Under the penal code, the death penalty is retained in Kenya for the offences of murder, robbery with violence, attempted robbery with violence, and treason. These offences attracted a  mandatory death sentence until  2017, when  the Supreme Court declared the ‘mandatory’ nature of the death penalty unconstitutional.

President Mwai Kibaki in 2009, vacated the sentences of 4,000 death row inmates who were awaiting execution and commuted their sentences  to life imprisonment.In 2016, President Uhuru Kenyatta commuted the death sentences of 2,747 inmates on death row to life imprisonment.

In the same vein, the fate of Jowie Irungu and his fellow convicts on death row, lies in the hands of the president.
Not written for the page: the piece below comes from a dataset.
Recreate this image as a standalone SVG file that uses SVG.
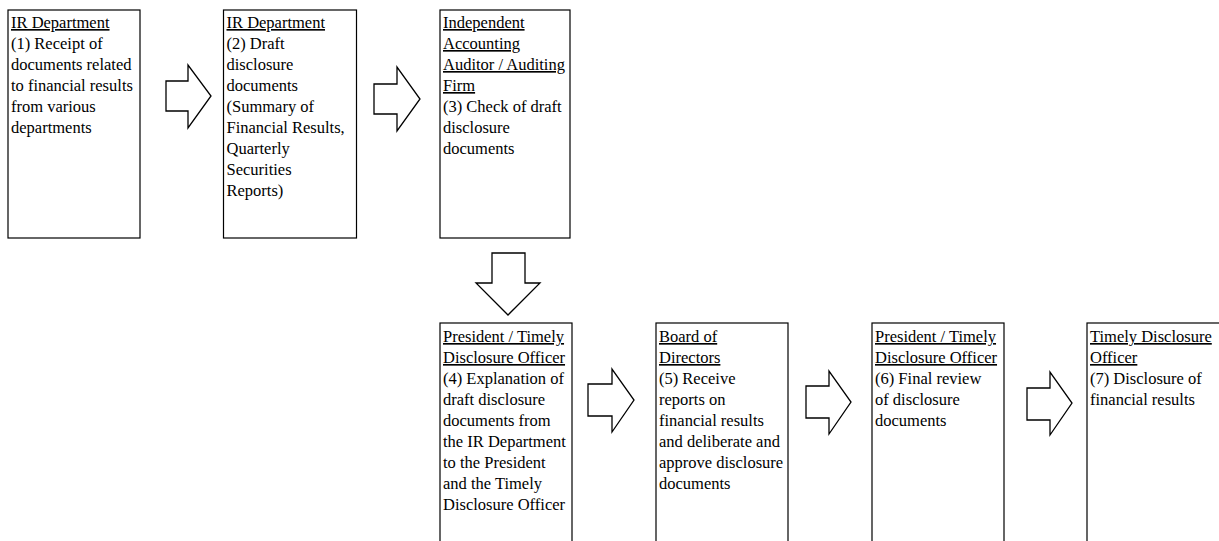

The president has the prerogative to commute their  death sentences to life

imprisonment as his predecessors, and the choice to sign or not to sign their execution warrant, lies within his discretion. Currently, there are 127 people on death row in Maximum Security Prisons across the country. 

At present, the death penalty remains a legal practice in 17 of the African Union’s 54 member states, including Kenya. However, executions have not been conducted in these countries for at least 10 years. Conversely, 11 member states continue to sentence individuals to death and have executed prisoners.

The issue of capital punishment sparks significant controversy. Critics argue that executing the perpetrator often fails to prompt any meaningful change in the individual, unlike the potential for rehabilitation if they are allowed to live, even within prison confines. Additionally, research indicates that in certain instances, individuals sentenced to death are later discovered to be innocent, a situation with irreversible consequences.